7. Unstructured data will become a central focus of transformation
A growing priority for 2026 is the management of unstructured data. Many industry sources agree that for most organizations, an estimated 80% of enterprise data is unstructured. A vast amount of operational data (documents, emails, contracts, engineering files, images, maintenance records, and collaboration content) often ends up scattered across systems that don’t talk to each other.

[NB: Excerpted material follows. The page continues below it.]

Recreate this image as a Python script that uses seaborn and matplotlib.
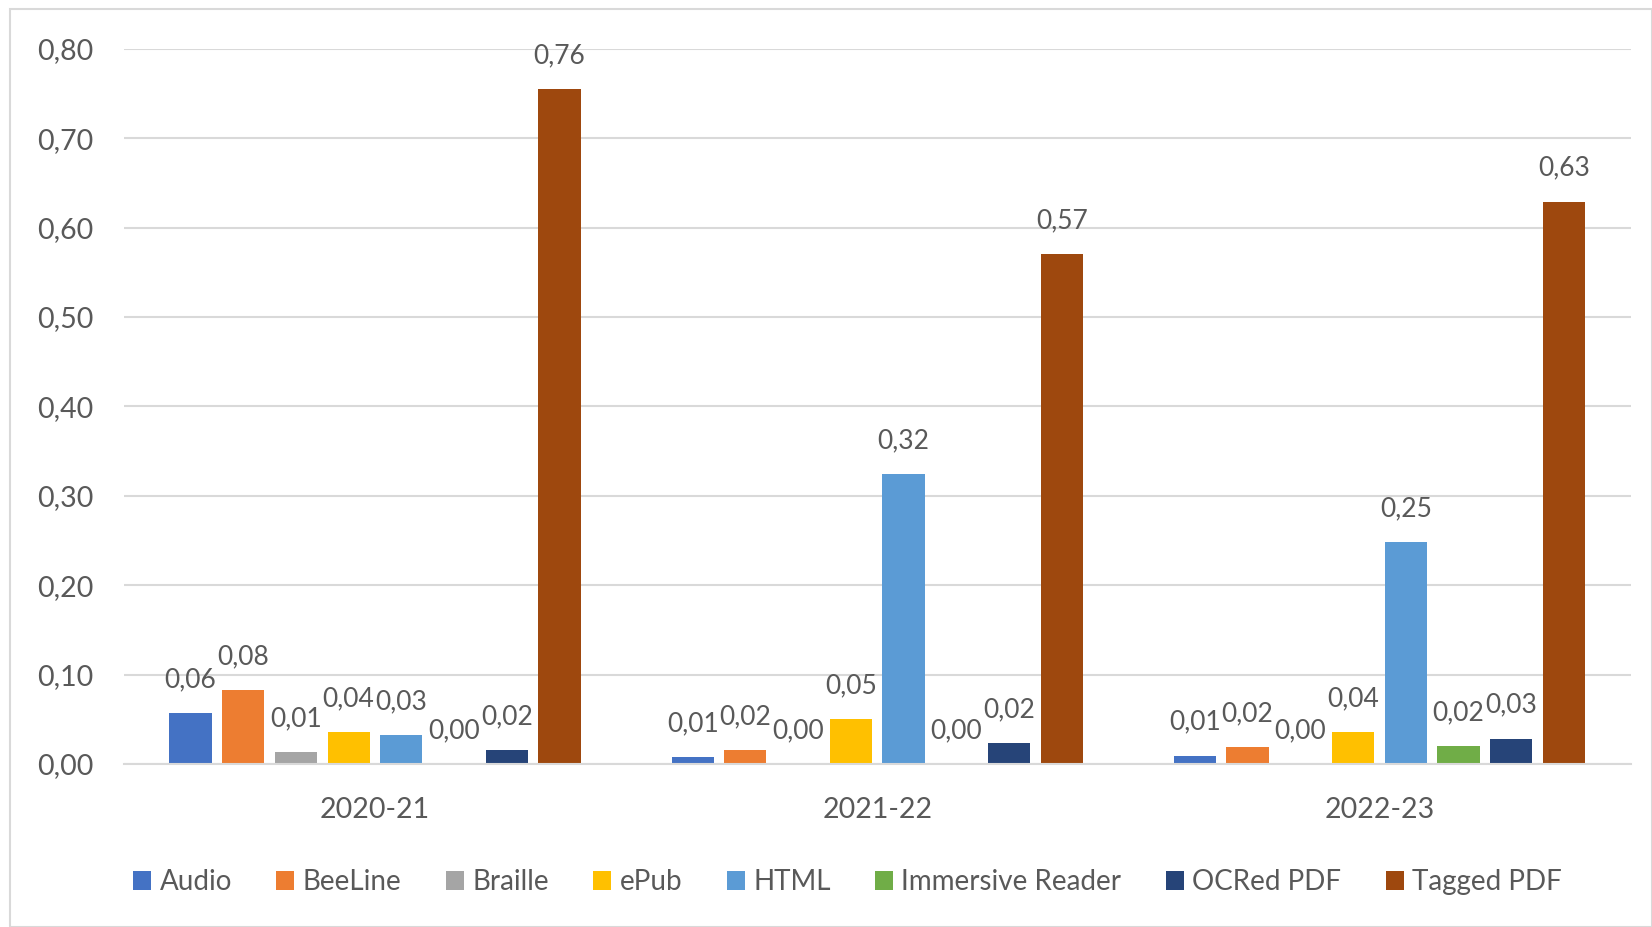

As companies carve out businesses, merge landscapes, or harmonize processes, they are increasingly looking to treat unstructured data with the same discipline and intelligence they apply to structured ERP data. This means:
- Identifying which documents belong with which business unit during a carve-out
- Merging or segregating file repositories during integrations
- Classifying, cleansing, and securing content across multiple platforms
- Reducing duplication, risk, and storage sprawl
And as organizations prepare their data for AI, unstructured content becomes even more important. AI models perform best when they have access to complete, context-rich information which often sits in unstructured data sources. Bringing structure, governance, and intelligence to this data is becoming a strategic priority, not an optional enhancement.
In 2026, unstructured data management will move from a background concern to a core pillar of transformation.
2026: The year SAP transformations become faster, smarter, and continuous
If 2025 was the year of defining digital ambitions, 2026 will be the year of executing them with precision.
Companies expect flexibility in how they modernize, stability in where they land, and confidence in the tools and partners guiding their journey.
Hybrid approaches, continuous transformation cycles, unified data landscapes, downtime minimization, RISE Private Cloud momentum, growing focus on unstructured data and expectations will shape the year ahead. What will set organizations apart is the ability to deliver transformations that are faster, smarter, and designed for ongoing change.